There are two common trends in the traditional use of the term ontology in computer science: (i) firstly, ontologies are typically regarded as an explicit representation of a shared conceptualization, i.e., a concrete artifact representing a model of consensus within a community and a universe of discourse. Moreover, in this sense of a reference model, an ontology is primarily aimed at supporting semantic interoperability in its various forms (e.g., model integration, service interoperability, knowledge harmonization, and taxonomy alignment); (ii) secondly, the discussion regarding representation mechanisms for the construction of domain ontologies is, typically, centered on computational issues, not truly ontological ones.

An important aspect to be highlighted is the incongruence between these two trends. In order for an ontology to be able to adequately serve as a reference model, it should be constructed using an approach that explicitly takes foundational concepts into account; this is, however, typically neglected for the sake of computational complexity.

The use of foundational concepts that take truly ontological issues seriously is becoming more and more accepted in the ontological engineering literature, i.e., in order to represent a complex domain, one should rely on engineering tools such as design patterns, computational environments, modeling languages and methodologies that are based on well-founded ontological theories in the philosophical sense (e.g., Burek, 2006; Fielding, 2004). Especially in a domain with complex concepts, relations and constraints, and with potentially serious risks which could be caused by interoperability problems, a supporting ontology engineering approach should be able to: (a) allow the conceptual modelers and domain experts to be explicit regarding their ontological commitments, which in turn enables them to expose subtle distinctions between models to be integrated and to minimize the chances of running into a False Agreement Problem (Guarino, 1998); (b) support the user in justifying their modeling choices and providing a sound design rationale for choosing how the elements in the universe of discourse should be modeled in terms of language elements.

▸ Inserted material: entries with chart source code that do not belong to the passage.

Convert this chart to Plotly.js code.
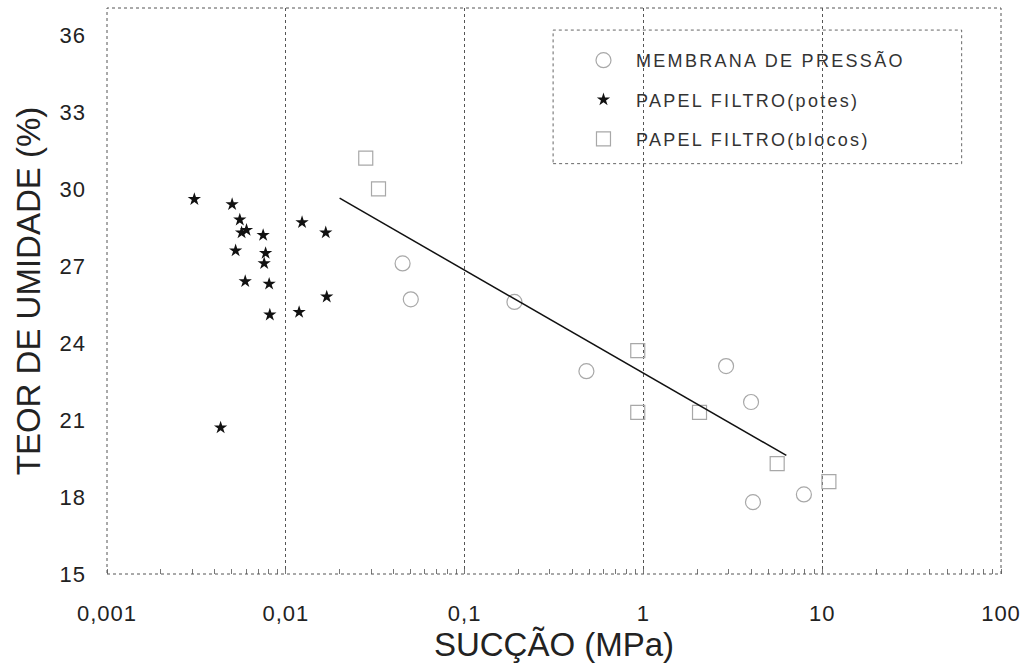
<!DOCTYPE html>
<html>
<head>
<meta charset="utf-8">
<script src="https://cdn.plot.ly/plotly-3.0.1.min.js"></script>
<style>
  html, body { margin: 0; padding: 0; background: #ffffff; }
  #chart { width: 1031px; height: 663px; }
  #chart .legendtext { letter-spacing: 2.3px; }
  #chart .legend .scrollbox, #chart .legend { clip-path: none !important; }
  #chart .xtick text, #chart .ytick text { letter-spacing: 1px; }
</style>
</head>
<body>
<div id="chart"></div>
<script>
// ---- data ----
const membranaX = [0.045, 0.050, 0.19, 0.48, 2.9, 4.0, 4.1, 7.9];
const membranaY = [27.1, 25.7, 25.6, 22.9, 23.1, 21.7, 17.8, 18.1];

const potesX = [0.00308, 0.00501, 0.00553, 0.00566, 0.00603, 0.00747, 0.00524, 0.00771,
                0.00757, 0.00593, 0.00807, 0.00814, 0.01187, 0.01233, 0.01673, 0.01694, 0.00432];
const potesY = [29.6, 29.4, 28.8, 28.3, 28.4, 28.2, 27.6, 27.5,
                27.1, 26.4, 26.3, 25.1, 25.2, 28.7, 28.3, 25.8, 20.7];

const blocosX = [0.028, 0.033, 0.93, 0.93, 2.06, 5.6, 10.9];
const blocosY = [31.2, 30.0, 23.7, 21.3, 21.3, 19.3, 18.6];

const fitX = [0.020, 6.3];
const fitY = [29.64, 19.62];

const xTickVals = [0.001, 0.01, 0.1, 1, 10, 100];
const xTickText = ['0,001', '0,01', '0,1', '1', '10', '100'];
const yTickVals = [15, 18, 21, 24, 27, 30, 33, 36];

const legendNames = ['MEMBRANA DE PRESSÃO', 'PAPEL FILTRO(potes)', 'PAPEL FILTRO(blocos)'];
const xTitle = 'SUCÇÃO (MPa)';
const yTitle = 'TEOR DE UMIDADE (%)';

// ---- traces ----
const FONT = 'Liberation Sans, Arial, Helvetica, sans-serif';
const traces = [
  {
    x: membranaX, y: membranaY, type: 'scatter', mode: 'markers',
    name: legendNames[0], legendgroup: 'g1',
    marker: { symbol: 'circle-open', size: 15, color: '#a8a8a8', line: { width: 1.2, color: '#a8a8a8' } }
  },
  {
    x: potesX, y: potesY, type: 'scatter', mode: 'markers',
    name: legendNames[1], legendgroup: 'g2',
    marker: { symbol: 'star', size: 10, color: '#111111' }
  },
  {
    x: blocosX, y: blocosY, type: 'scatter', mode: 'markers',
    name: legendNames[2], legendgroup: 'g3',
    marker: { symbol: 'square-open', size: 14, color: '#a8a8a8', line: { width: 1.2, color: '#a8a8a8' } }
  },
  {
    x: fitX, y: fitY, type: 'scatter', mode: 'lines',
    showlegend: false, hoverinfo: 'skip',
    line: { color: '#111111', width: 1.5 }
  }
];

const layout = {
  width: 1031, height: 663,
  paper_bgcolor: '#ffffff', plot_bgcolor: '#ffffff',
  margin: { l: 107, r: 30, t: 8, b: 89 },
  font: { family: FONT, color: '#222222' },
  showlegend: true,
  legend: {
    x: 0.519, y: 0.94, xanchor: 'left', yanchor: 'top',
    bgcolor: 'rgba(0,0,0,0)', borderwidth: 0,
    font: { family: FONT, size: 18, color: '#333333' },
    tracegroupgap: 13, itemwidth: 55
  },
  xaxis: {
    type: 'log', range: [-3, 2],
    tickvals: xTickVals, ticktext: xTickText,
    tickfont: { family: FONT, size: 22, color: '#222222' },
    ticks: '', ticklabelstandoff: 24,
    showgrid: true, gridcolor: '#555555', griddash: 'dot', gridwidth: 1,
    zeroline: false, showline: false,
    minor: { ticks: 'inside', ticklen: 5, tickcolor: '#777777', dtick: 'D1', showgrid: false },
    title: { text: xTitle, font: { family: FONT, size: 33, color: '#222222' }, standoff: 4 }
  },
  yaxis: {
    range: [15, 37.05], tickvals: yTickVals,
    tickfont: { family: FONT, size: 22, color: '#222222' },
    ticks: '', ticklabelstandoff: 20,
    showgrid: false, zeroline: false, showline: false,
    title: { text: yTitle, font: { family: FONT, size: 33, color: '#222222' }, standoff: 10 }
  },
  shapes: [
    // dotted plot frame
    { type: 'rect', xref: 'paper', yref: 'paper', x0: 0, x1: 1, y0: 0, y1: 1,
      line: { color: '#555555', width: 1, dash: 'dot' } },
    // dotted legend box
    { type: 'rect', xref: 'paper', yref: 'paper', x0: 0.499, x1: 0.956, y0: 0.725, y1: 0.961,
      line: { color: '#666666', width: 1, dash: 'dot' }, fillcolor: 'rgba(0,0,0,0)' }
  ]
};

Plotly.newPlot('chart', traces, layout, { staticPlot: true, displayModeBar: false });
</script>
</body>
</html>
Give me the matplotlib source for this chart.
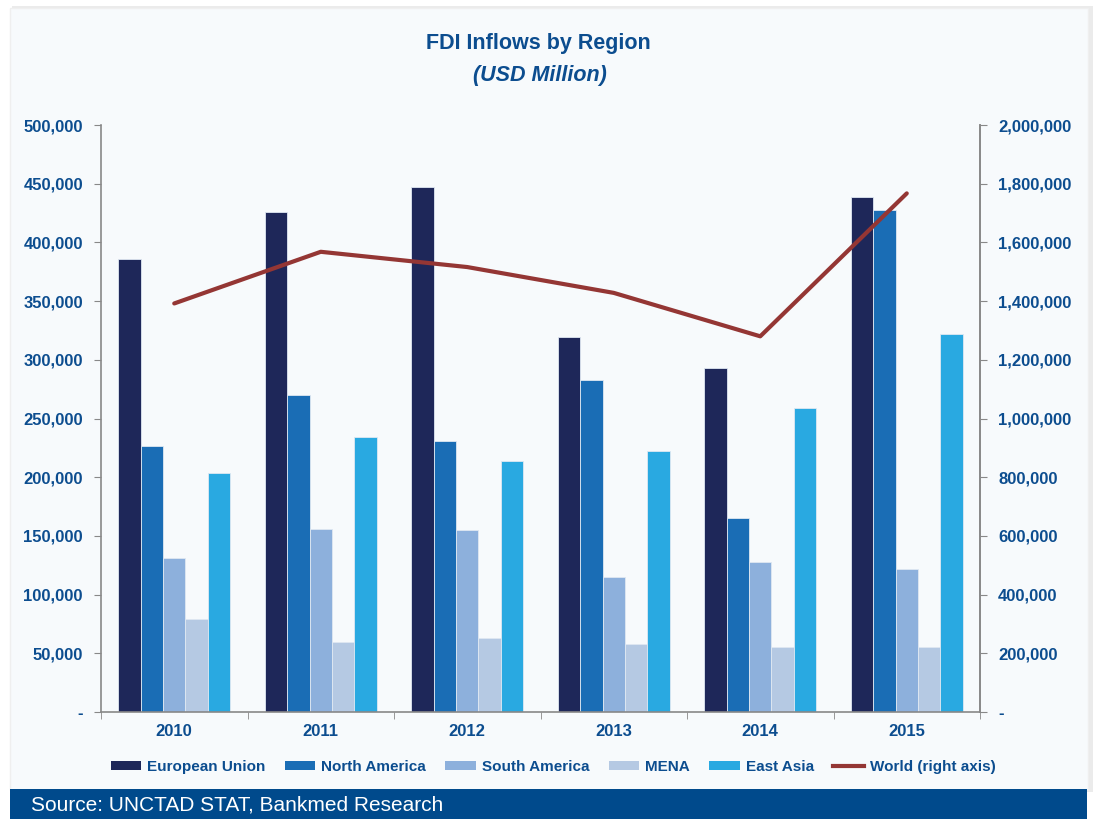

This marks a contrast to practically all languages used in the tradition of knowledge representation and conceptual information modeling, in general, and in the semantic web, in particular (e.g., RDF, OWL, F-Logic, UML, EER). Although these languages provide the modeler with mechanisms for building conceptual structures (e.g., taxonomies or partonomies), they offer no support neither for helping the modeler on choosing a particular structure to model elements of the subject domain nor for justifying the choice of a particular structure over another. Finally, once a particular structure is represented, the ontological commitments which are made remain, in the best case, tacit in the modelers’ mind; in the worst case, even the modelers and domain experts remain oblivious to these commitments.